> _Goal_: Return verbatim everything from the first line through the line that contains "const seriesColors = ['#0000ff', '#ff0000'];", and stop there.

> _Source excerpt_:
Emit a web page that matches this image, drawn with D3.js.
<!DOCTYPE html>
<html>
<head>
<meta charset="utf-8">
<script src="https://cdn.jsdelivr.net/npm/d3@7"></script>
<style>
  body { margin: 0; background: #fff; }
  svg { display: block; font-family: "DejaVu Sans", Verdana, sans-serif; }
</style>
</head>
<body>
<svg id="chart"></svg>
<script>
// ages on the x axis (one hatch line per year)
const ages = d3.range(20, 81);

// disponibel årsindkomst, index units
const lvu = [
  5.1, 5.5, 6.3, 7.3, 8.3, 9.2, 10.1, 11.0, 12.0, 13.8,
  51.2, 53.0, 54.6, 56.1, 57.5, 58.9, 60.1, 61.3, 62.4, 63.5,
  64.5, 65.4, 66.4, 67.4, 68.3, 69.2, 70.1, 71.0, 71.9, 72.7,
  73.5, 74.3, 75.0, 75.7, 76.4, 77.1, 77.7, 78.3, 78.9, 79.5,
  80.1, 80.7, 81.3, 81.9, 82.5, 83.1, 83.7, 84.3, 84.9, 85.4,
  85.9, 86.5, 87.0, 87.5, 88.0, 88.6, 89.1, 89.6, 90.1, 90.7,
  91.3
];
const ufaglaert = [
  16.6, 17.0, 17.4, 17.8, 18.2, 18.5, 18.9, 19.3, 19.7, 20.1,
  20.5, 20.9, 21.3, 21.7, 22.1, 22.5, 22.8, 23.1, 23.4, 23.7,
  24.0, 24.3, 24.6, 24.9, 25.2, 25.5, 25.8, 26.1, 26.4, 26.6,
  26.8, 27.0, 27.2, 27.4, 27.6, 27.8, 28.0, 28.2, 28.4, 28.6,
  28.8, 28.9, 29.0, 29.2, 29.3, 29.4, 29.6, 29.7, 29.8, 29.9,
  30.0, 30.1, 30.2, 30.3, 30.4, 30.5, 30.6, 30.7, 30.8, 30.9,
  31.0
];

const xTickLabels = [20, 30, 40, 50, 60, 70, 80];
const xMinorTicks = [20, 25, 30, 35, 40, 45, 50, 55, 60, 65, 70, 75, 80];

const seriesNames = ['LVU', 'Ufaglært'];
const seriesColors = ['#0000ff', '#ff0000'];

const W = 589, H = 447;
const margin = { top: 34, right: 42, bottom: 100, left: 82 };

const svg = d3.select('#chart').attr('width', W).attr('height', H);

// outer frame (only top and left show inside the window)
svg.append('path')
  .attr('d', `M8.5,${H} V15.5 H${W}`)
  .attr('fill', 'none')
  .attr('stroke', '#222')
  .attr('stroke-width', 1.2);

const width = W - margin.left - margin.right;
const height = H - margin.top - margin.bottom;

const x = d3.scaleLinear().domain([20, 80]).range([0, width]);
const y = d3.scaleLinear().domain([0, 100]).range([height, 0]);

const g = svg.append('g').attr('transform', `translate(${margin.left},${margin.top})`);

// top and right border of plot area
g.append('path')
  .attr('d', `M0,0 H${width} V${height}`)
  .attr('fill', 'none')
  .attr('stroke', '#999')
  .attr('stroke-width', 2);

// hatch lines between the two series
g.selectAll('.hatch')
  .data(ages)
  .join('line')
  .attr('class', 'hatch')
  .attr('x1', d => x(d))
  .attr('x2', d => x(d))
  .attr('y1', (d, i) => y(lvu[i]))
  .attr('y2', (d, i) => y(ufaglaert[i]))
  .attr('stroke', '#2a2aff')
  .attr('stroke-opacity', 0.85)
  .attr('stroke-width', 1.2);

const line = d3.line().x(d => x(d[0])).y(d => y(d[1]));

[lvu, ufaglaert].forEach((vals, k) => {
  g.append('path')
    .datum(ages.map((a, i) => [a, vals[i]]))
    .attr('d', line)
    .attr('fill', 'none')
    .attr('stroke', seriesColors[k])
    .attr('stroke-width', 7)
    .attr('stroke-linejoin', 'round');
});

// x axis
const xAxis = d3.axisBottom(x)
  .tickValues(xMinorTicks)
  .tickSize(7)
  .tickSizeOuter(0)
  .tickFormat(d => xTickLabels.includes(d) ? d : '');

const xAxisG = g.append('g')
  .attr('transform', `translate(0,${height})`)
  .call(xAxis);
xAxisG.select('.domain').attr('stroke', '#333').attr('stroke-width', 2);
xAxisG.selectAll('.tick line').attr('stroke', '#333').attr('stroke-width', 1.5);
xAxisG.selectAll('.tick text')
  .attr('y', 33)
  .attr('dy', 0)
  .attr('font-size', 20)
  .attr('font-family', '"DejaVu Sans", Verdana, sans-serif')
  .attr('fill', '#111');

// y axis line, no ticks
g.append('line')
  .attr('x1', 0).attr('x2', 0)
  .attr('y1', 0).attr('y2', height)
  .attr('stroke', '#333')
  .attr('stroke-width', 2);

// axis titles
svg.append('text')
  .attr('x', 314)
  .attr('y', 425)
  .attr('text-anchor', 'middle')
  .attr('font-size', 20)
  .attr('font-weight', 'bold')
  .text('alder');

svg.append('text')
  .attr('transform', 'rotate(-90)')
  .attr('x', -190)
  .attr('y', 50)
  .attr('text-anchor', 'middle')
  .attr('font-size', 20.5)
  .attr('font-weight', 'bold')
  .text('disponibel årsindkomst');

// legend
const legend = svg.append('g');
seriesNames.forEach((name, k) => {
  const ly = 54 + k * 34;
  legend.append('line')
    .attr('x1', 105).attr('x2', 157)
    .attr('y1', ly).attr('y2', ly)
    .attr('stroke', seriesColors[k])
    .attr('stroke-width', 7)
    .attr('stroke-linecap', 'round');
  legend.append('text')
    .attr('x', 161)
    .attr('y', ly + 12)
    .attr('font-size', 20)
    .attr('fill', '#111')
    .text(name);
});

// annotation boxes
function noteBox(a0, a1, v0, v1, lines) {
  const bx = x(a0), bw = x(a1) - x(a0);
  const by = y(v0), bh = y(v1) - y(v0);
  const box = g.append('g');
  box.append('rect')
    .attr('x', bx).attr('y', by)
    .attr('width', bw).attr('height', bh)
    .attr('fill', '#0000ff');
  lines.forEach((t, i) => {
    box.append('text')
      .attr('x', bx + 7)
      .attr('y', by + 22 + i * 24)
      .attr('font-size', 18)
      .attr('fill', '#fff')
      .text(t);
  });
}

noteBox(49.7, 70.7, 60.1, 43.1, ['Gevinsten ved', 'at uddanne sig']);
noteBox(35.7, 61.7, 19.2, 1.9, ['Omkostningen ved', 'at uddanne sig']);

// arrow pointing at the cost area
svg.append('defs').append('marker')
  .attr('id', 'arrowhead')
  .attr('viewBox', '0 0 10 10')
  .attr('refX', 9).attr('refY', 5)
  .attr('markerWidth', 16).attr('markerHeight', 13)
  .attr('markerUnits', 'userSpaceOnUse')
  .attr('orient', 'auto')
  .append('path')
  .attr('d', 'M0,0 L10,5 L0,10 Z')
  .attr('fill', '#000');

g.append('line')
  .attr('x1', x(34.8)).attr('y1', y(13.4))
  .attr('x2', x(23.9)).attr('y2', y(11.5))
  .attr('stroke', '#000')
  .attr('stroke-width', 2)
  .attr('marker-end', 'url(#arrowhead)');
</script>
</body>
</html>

> _Answer in full_:
Emit a web page that matches this image, drawn with D3.js.
<!DOCTYPE html>
<html>
<head>
<meta charset="utf-8">
<script src="https://cdn.jsdelivr.net/npm/d3@7"></script>
<style>
  body { margin: 0; background: #fff; }
  svg { display: block; font-family: "DejaVu Sans", Verdana, sans-serif; }
</style>
</head>
<body>
<svg id="chart"></svg>
<script>
// ages on the x axis (one hatch line per year)
const ages = d3.range(20, 81);

// disponibel årsindkomst, index units
const lvu = [
  5.1, 5.5, 6.3, 7.3, 8.3, 9.2, 10.1, 11.0, 12.0, 13.8,
  51.2, 53.0, 54.6, 56.1, 57.5, 58.9, 60.1, 61.3, 62.4, 63.5,
  64.5, 65.4, 66.4, 67.4, 68.3, 69.2, 70.1, 71.0, 71.9, 72.7,
  73.5, 74.3, 75.0, 75.7, 76.4, 77.1, 77.7, 78.3, 78.9, 79.5,
  80.1, 80.7, 81.3, 81.9, 82.5, 83.1, 83.7, 84.3, 84.9, 85.4,
  85.9, 86.5, 87.0, 87.5, 88.0, 88.6, 89.1, 89.6, 90.1, 90.7,
  91.3
];
const ufaglaert = [
  16.6, 17.0, 17.4, 17.8, 18.2, 18.5, 18.9, 19.3, 19.7, 20.1,
  20.5, 20.9, 21.3, 21.7, 22.1, 22.5, 22.8, 23.1, 23.4, 23.7,
  24.0, 24.3, 24.6, 24.9, 25.2, 25.5, 25.8, 26.1, 26.4, 26.6,
  26.8, 27.0, 27.2, 27.4, 27.6, 27.8, 28.0, 28.2, 28.4, 28.6,
  28.8, 28.9, 29.0, 29.2, 29.3, 29.4, 29.6, 29.7, 29.8, 29.9,
  30.0, 30.1, 30.2, 30.3, 30.4, 30.5, 30.6, 30.7, 30.8, 30.9,
  31.0
];

const xTickLabels = [20, 30, 40, 50, 60, 70, 80];
const xMinorTicks = [20, 25, 30, 35, 40, 45, 50, 55, 60, 65, 70, 75, 80];

const seriesNames = ['LVU', 'Ufaglært'];
const seriesColors = ['#0000ff', '#ff0000'];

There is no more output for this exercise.